Which can be very pleasant, I hasten to add. The people who stick it out often find themselves quite content, listening to pheasants and watching other natural scenes out their windows. The other day I was pulling out of a condo complex near Lafayette Park and a red fox trotted right across my path. I know they can become quite comfortable in urban environments, like their coyote cousins, but it is still startling to see.
Anyway, today I had one of those blocks. A weird one, too — one whole side of the street was 90 percent boarded, the other was maintaining. One address was easy, a godsend even, as it was being restored and the owner was there. The other was partially boarded, but not entirely. No answer to the knock, of course. A neighbor, a proxy, said he “saw people going in and out,” but only sometimes, and probably they were squatters. I stared at the app on the phone. I figured something out, but not sure what it was.

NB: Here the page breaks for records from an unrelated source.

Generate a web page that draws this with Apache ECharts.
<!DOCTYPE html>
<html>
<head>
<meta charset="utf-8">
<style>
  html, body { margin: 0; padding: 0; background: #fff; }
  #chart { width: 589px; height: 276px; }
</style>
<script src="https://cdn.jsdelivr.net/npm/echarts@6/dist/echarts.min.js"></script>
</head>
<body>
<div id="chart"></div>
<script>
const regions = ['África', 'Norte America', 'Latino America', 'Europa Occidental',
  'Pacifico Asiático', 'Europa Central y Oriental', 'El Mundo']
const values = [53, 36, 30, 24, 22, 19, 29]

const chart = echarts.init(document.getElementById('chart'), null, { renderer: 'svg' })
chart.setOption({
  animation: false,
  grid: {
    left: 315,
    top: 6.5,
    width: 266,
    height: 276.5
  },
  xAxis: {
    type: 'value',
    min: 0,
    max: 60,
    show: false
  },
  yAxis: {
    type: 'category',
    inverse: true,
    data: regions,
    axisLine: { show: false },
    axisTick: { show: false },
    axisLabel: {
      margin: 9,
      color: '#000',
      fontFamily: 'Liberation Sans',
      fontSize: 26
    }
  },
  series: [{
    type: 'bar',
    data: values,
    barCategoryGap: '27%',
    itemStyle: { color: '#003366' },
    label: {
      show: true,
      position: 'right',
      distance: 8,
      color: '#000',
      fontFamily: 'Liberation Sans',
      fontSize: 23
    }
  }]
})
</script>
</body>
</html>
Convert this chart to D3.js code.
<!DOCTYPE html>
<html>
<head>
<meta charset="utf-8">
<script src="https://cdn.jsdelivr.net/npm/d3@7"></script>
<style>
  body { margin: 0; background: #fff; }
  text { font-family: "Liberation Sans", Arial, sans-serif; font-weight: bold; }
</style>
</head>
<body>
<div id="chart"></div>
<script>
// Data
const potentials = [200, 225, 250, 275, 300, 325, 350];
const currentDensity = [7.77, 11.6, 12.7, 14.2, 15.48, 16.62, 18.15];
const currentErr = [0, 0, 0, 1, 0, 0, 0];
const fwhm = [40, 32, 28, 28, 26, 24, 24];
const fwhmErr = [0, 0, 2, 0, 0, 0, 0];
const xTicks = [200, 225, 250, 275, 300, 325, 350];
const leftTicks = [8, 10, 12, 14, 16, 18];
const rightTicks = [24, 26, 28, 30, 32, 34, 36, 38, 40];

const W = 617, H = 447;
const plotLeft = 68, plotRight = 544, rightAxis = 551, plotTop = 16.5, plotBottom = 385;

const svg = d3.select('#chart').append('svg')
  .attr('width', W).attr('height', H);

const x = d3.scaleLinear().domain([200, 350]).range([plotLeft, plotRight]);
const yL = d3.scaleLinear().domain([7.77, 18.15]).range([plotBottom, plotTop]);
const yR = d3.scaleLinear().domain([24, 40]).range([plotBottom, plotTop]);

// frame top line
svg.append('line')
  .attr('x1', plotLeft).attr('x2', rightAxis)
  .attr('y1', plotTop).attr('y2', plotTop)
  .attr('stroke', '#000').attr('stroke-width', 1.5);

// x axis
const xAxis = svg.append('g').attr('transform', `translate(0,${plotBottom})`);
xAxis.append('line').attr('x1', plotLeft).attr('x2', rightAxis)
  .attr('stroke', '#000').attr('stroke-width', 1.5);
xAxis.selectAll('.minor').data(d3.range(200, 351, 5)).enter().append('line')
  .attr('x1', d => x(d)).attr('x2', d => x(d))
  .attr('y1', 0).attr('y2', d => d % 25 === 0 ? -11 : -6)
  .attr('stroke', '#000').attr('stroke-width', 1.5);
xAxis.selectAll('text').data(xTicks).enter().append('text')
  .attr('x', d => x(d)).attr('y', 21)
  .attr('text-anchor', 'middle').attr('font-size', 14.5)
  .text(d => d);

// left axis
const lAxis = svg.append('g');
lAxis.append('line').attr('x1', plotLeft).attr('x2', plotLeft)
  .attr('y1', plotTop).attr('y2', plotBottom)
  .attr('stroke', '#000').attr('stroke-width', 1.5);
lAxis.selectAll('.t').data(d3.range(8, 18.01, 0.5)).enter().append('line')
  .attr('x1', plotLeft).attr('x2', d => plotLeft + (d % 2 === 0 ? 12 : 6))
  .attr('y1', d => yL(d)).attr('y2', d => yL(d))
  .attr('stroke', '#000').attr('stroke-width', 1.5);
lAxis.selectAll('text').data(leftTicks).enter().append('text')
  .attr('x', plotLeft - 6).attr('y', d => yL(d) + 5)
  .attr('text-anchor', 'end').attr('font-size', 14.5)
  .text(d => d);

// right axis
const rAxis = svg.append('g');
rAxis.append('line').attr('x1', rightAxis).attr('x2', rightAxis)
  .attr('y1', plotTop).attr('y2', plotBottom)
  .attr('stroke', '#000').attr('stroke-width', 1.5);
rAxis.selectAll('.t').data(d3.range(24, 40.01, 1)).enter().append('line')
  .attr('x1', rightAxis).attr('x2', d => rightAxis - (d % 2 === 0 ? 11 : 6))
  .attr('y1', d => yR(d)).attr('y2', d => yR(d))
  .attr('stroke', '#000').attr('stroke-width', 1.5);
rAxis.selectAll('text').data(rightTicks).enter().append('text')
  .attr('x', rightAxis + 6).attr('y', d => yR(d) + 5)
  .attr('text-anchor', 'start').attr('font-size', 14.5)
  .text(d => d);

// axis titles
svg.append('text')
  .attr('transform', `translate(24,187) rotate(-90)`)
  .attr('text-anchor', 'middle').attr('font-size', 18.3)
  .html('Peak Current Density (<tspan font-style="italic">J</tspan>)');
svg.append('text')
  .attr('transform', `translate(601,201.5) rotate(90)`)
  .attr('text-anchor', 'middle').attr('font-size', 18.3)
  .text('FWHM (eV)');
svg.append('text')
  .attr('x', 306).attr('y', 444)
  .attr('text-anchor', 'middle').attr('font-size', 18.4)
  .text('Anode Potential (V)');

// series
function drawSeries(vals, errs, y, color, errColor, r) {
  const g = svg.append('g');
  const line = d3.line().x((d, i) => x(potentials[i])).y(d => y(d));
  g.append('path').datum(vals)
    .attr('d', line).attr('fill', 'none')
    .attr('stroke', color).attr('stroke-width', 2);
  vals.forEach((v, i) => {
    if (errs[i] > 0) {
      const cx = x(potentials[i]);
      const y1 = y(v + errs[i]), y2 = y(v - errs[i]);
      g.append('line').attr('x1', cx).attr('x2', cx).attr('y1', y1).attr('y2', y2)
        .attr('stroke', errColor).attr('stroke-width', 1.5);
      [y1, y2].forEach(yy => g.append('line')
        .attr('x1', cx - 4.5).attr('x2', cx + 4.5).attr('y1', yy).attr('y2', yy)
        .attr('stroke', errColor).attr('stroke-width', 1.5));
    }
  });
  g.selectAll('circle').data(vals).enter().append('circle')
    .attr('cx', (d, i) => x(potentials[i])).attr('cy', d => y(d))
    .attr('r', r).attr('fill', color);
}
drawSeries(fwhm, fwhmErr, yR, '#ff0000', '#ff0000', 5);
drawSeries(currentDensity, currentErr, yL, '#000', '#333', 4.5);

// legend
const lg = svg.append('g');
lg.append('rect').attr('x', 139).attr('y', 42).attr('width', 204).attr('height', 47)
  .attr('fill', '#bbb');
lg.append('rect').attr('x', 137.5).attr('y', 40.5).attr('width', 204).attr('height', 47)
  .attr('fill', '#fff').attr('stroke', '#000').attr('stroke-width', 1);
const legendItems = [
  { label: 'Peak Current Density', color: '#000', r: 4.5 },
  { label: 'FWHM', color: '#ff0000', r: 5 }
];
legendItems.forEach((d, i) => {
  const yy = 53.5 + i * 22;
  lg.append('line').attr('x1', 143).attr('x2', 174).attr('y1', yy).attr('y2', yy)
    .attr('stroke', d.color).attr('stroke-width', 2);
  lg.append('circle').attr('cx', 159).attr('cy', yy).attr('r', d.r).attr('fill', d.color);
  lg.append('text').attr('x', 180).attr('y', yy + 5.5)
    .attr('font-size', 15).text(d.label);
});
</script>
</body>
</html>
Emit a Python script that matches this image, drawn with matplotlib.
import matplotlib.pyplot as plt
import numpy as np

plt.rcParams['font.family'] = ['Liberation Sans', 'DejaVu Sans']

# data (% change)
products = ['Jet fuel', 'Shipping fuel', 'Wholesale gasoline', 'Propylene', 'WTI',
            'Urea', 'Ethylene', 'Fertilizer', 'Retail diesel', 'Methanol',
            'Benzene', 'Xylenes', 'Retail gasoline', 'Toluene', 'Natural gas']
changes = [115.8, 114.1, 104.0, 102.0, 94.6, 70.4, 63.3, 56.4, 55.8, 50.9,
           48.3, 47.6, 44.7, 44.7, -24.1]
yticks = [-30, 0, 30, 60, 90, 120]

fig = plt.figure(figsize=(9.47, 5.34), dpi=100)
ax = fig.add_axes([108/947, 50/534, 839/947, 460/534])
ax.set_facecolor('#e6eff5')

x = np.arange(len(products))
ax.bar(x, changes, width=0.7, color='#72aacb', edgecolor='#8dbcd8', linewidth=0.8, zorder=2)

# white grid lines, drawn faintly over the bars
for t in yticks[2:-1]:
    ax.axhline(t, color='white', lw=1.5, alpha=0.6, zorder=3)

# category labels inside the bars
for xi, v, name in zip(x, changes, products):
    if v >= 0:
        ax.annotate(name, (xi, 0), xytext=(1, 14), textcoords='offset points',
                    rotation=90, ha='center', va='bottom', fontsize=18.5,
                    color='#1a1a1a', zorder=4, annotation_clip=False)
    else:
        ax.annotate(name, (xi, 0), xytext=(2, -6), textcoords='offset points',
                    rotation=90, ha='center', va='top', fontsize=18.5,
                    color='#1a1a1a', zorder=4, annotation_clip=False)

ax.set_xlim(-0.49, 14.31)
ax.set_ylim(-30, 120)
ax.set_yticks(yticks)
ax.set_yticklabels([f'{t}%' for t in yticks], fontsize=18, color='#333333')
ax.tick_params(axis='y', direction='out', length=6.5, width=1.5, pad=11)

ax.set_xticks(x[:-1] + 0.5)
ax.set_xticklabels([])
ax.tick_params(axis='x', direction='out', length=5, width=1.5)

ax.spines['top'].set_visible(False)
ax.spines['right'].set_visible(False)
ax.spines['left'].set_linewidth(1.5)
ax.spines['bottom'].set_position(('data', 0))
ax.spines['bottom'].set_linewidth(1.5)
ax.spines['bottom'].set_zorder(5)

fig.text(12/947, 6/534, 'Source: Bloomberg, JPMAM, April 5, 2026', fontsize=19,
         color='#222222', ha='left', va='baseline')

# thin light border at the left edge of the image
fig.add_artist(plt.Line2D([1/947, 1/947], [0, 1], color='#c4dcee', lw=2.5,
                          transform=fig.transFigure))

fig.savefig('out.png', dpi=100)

On the other hand, there were delights, the best being a 12-year-old boy, alone in the house, one year too young to be officially interviewed, who stunned me by saying, “Oh yeah, the census. We only got until the end of the month, right?” I asked how he knew that.
“I read everything,” he said. “I play video games and I read.”
“So what did you learn today?” I asked.
“The Chinese are test-driving a flying car,” he answered, instantly. You don’t say.
Ten more days of this.
I’m grateful to be busy. Friday night’s news, combined with one slice too many of pepperoni pizza, had me staring at the ceiling until past 2 a.m. If eyeballs could shoot death rays, I’d have burned a hole in the roof. I stopped reading about it by Saturday morning; I just can’t stand it anymore.
And now the week yawns before us. God, let it be not-too-terrible. I can’t take another like this one.